Originally Posted by kanisatha
Originally Posted by Tzelanit
Originally Posted by sethmage


Originally Posted by Hawke

Losing party after act 1 was hated by everyone in DOS2 and no other RPG ever did it because it means the player loses the choice to build the right party for each encounter, meaning the game losing depth!

again, who are you to speak for everyone?


Since the original point is being raised again and I've already touched on the fact that I was fine with the character limitation, I have to chime in again to agree and say that there's no loss of depth.
In fact, that may provide more depth because it's pushing you to become more familiar with each character's skillsets depending on their builds since everything has a greater significance with 4 people than it does with 6, and in the case of the VERY popular Lone Wolf playthroughs with either 1 or 2 characters, the game gets even deeper because you can't just hang back and mash keys arbitrarily depending on what's not on cooldown because every single action matters.
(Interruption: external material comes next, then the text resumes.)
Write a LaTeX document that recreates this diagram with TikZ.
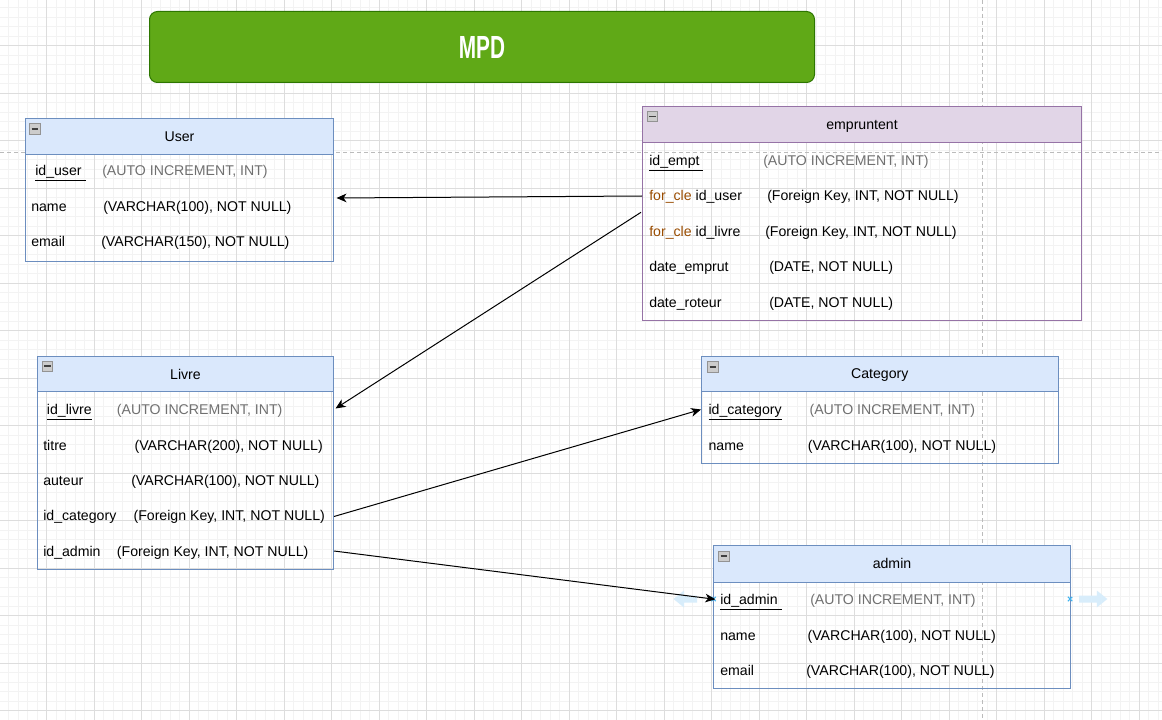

Although generalizations are annoying and I don't generally nitpick them, generalizations are particularly awful when what's being stated is objectively false.

There is absolutely nothing objective about any of this. This is entirely subjective personal opinion. And your personal opinion is no better than or superior to my or anyone else's personal opinion. And in my opinion, which I have every right to voice here in the hope that Larian will hear me given that this issue badly hurts my game experience, losing all the out-of-party companions after Act 1 is horrible game design.


And I think that obligating people into making hard decisions, especially in a genre that's been watered down by allowing people to do everything possible in a single playthrough, is fantastic game design. Especially in a medium like this where someone can play through the game an infinite amount of times and have a different experience each time. I believe that the way that D:OS2 handled it was ingenious.

Those people that you didn't take along didn't just disappear, they took an alternate route to attain power and became your direct competitors, and you still have a few conversations with them once you've moved on from having them in your party. So it's not like Larian just said "You know what would be cool? Let's limit player parties because that's easier to design around." A lot of developers adhere to that philosophy, so I'm grateful that they although they forced a decision, we still got to interact with those characters in a meaningful way. If they had made it possible to take every single origin character with you, that entire dynamic would have gone out the window just to appease a minority fanbase need for a fully-stacked, one-time experience. I'm glad that we didn't end up with that.

These forums are the first place I've seen where people are acting as though they're getting a limited time with the game and only buying one playthrough worth of content and just need to have one perfect playthrough or the entire thing is a wash.


I don't want to fall to bits 'cos of excess existential thought.